Some may buy time on television and radio broadcasts with Ravens-related content, which costs less but still has an increased impact during a playoff run. Others may look to radio, print and online advertising.
Unlike WJZ, which has the rights to all Ravens playoff games because of its affiliation with CBS, the Ravens' regular radio homes, 98 Rock and WBAL, had to pay an extra rights fee to secure the AFC championship and Super Bowl, according to Dave Hill, program director for both stations. He would not say whether the stations charge more for ads during the playoffs but did say regular partners receive preference when trying to buy time.
While developing broadcast commercials can be time-consuming and expensive, companies with smaller budgets can develop print campaigns in only a few days, Skandalis said. The Baltimore Sun has printed special sections or added pages in past years as a way to capitalize on the Ravens and Orioles appearing in the playoffs.

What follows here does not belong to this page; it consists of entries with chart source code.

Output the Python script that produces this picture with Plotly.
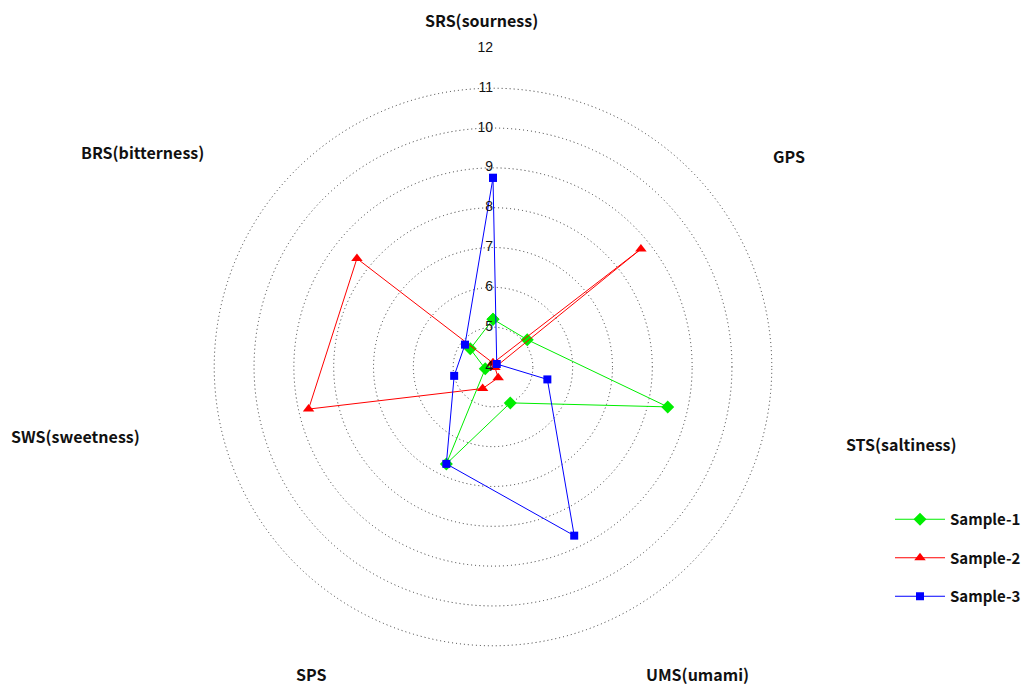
import plotly.graph_objects as go

# Taste-sensor attributes, clockwise from the top
categories = ["SRS(sourness)", "GPS", "STS(saltiness)", "UMS(umami)",
              "SPS", "SWS(sweetness)", "BRS(bitterness)"]

sample_1 = [5.2, 5.1, 8.5, 5.0, 6.7, 4.2, 4.73]
sample_2 = [4.1, 8.75, 4.05, 4.3, 4.6, 8.75, 8.37]
sample_3 = [8.75, 4.12, 5.4, 8.7, 6.7, 5.0, 4.9]

radial_ticks = [4, 5, 6, 7, 8, 9, 10, 11, 12]
radial_range = [4, 12.01]

W, H = 1028, 686
cx, cy, rad = 493, 367, 319  # plot centre and radius in pixels

label_font = dict(family="Noto Sans CJK KR", size=16, color="#111111")

series = [
    ("Sample-1", sample_1, "#00EE00", "diamond", 10),
    ("Sample-2", sample_2, "#FF0000", "triangle-up", 10),
    ("Sample-3", sample_3, "#0000FF", "square", 8),
]

fig = go.Figure()
for name, vals, color, symbol, size in series:
    fig.add_trace(go.Scatterpolar(
        r=vals + vals[:1],
        theta=categories + categories[:1],
        mode="lines+markers",
        name=name,
        legendgroup=name,
        line=dict(color=color, width=1),
        marker=dict(color=color, symbol=symbol, size=size),
        cliponaxis=False,
    ))

# Radial tick values written along the vertical axis
fig.add_trace(go.Scatterpolar(
    r=radial_ticks,
    theta=[categories[0]] * len(radial_ticks),
    mode="text",
    text=[str(v) for v in radial_ticks],
    textposition="middle left",
    textfont=dict(family="Liberation Sans", size=14, color="#111111"),
    showlegend=False,
    hoverinfo="skip",
    cliponaxis=False,
))

# Category names placed around the outside of the rings
label_pos = [(481, 20), (789, 156), (901, 444), (697, 674),
             (311, 674), (75, 436), (142, 152)]
annotations = []
for name, (px, py) in zip(categories, label_pos):
    annotations.append(dict(
        text=f"<b>{name}</b>", x=px / W, y=1 - py / H,
        xref="paper", yref="paper", showarrow=False,
        xanchor="center", yanchor="middle", font=label_font,
    ))

fig.update_layout(
    width=W, height=H,
    margin=dict(l=0, r=0, t=0, b=0),
    paper_bgcolor="white",
    plot_bgcolor="white",
    annotations=annotations,
    polar=dict(
        domain=dict(x=[(cx - rad) / W, (cx + rad) / W],
                    y=[1 - (cy + rad) / H, 1 - (cy - rad) / H]),
        bgcolor="white",
        radialaxis=dict(
            range=radial_range,
            tickvals=radial_ticks[1:],
            showticklabels=False,
            ticks="",
            showline=False,
            gridcolor="#333333",
            griddash="1px,3px",
            gridwidth=1,
        ),
        angularaxis=dict(
            direction="clockwise",
            rotation=90,
            showgrid=False,
            showline=False,
            showticklabels=False,
            ticks="",
        ),
    ),
    legend=dict(
        x=890 / W, y=1 - 503 / H, xanchor="left", yanchor="top",
        itemwidth=50,
        tracegroupgap=16,
        font=dict(family="Noto Sans CJK KR", size=15, color="#111111", weight="bold"),
        bgcolor="rgba(0,0,0,0)",
    ),
    showlegend=True,
)

fig.write_html("out.html")
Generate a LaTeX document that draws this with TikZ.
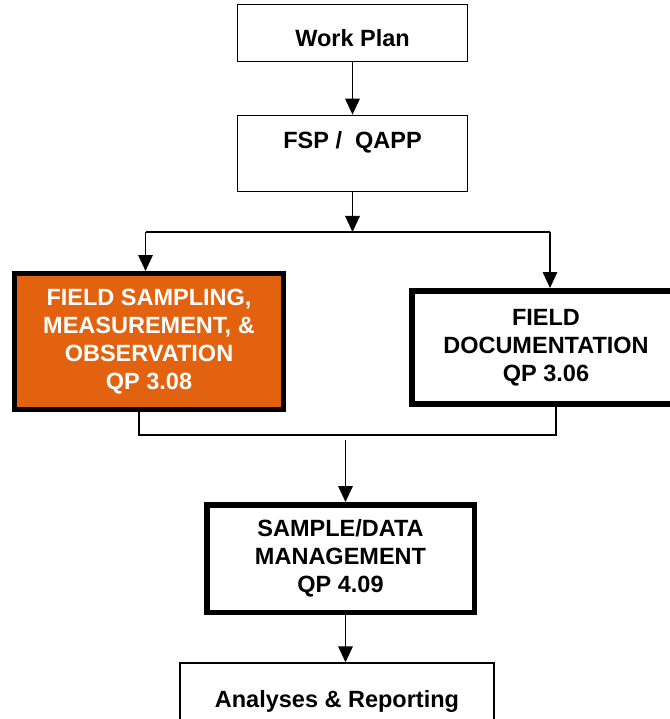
\documentclass[tikz,border=0pt]{standalone}
\usepackage{fontspec}
\setmainfont{Liberation Sans}
\usetikzlibrary{arrows.meta}
\definecolor{fieldorange}{RGB}{227,98,16}
\begin{document}
\begin{tikzpicture}[x=1pt,y=-1pt,
  box/.style={draw=black, rectangle, align=center, inner sep=0pt,
    font=\bfseries\fontsize{23.5}{28}\selectfont},
  thinbox/.style={box, line width=1.7pt},
  thickbox/.style={box, line width=5.5pt},
  conn/.style={line width=1.6pt},
  arr/.style={conn, -{Triangle[width=14.5pt,length=16pt]}}]
\useasboundingbox (0,0) rectangle (669,719);
\fill[white] (0,0) rectangle (669,719);

\node[thinbox, minimum width=230pt, minimum height=57pt, text height=28pt, text depth=0pt] (wp) at (352.5,33) {Work Plan};
\node[thinbox, minimum width=230pt, minimum height=76pt, text height=17pt, text depth=26pt] (fsp) at (352.5,153.5) {FSP /~ QAPP};
\node[thickbox, line width=5pt, fill=fieldorange, text=white, minimum width=269pt, minimum height=136pt] (fld) at (149,341.5)
  {FIELD SAMPLING,\\MEASUREMENT, \&\\OBSERVATION\\QP 3.08};
\node[thickbox, line width=6pt, minimum width=268pt, minimum height=113pt] (doc) at (546,347.5)
  {FIELD\\DOCUMENTATION\\QP 3.06};
\node[thickbox, minimum width=267.5pt, minimum height=107.5pt] (sdm) at (340.5,558.5)
  {SAMPLE/DATA\\MANAGEMENT\\QP 4.09};
\node[thinbox, line width=1.8pt, minimum width=314pt, minimum height=71pt, text height=17pt, text depth=0pt] (ana) at (337,698.7)
  {Analyses \& Reporting};

\coordinate (j) at (352.5,232);
\coordinate (jl) at (145.5,232);
\coordinate (jr) at (550,232);
\coordinate (m1) at (139,435);
\coordinate (m2) at (556,435);
\coordinate (m3) at (345.5,440);

\draw[arr] (wp) -- (fsp);
\draw[arr] (fsp.south) -- (j);
\draw[conn] (jl) -- (jr);
\draw[arr] (jl) -- (jl |- fld.north);
\draw[arr] (jr) -- (jr |- doc.north);
\draw[conn] (fld.south -| m1) -- (m1) -- (m2) -- (doc.south -| m2);
\draw[arr] (m3) -- (m3 |- sdm.north);
\draw[arr] (sdm.south -| m3) -- (m3 |- ana.north);
\end{tikzpicture}
\end{document}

"The Sun's advertising partners are very enthusiastic about the Ravens and the opportunity to take advantage of the tremendous reader interest in our print and digital coverage," said Judy Berman, The Sun's senior vice president of sales and marketing.
Whether the return on investment is worth the soaring prices for TV ads depends on how well an advertiser can decipher who makes up the audience and then find a way to reach them, said Roland Rust, a University of Maryland business professor. While the Super Bowl is widely recognized as reaching "everyone," he said, the AFC championship doesn't have quite the same effect.
"It's not going to be just heavy-duty truck companies and beer companies anymore," he said. "But it has still got to be a company making a smart decision about reaching people and identifying with the event."
Now that the use of recording devices and the practice of watching television shows online has allowed viewers to skip commercials, live sporting events offer a rare opportunity to reach a captive crowd.
"Anytime you can get 50 percent of people in an area to tune in to something going on live, it is premium programming," Burch said. "There's going to be some up charge, and for most companies, it will be worth it."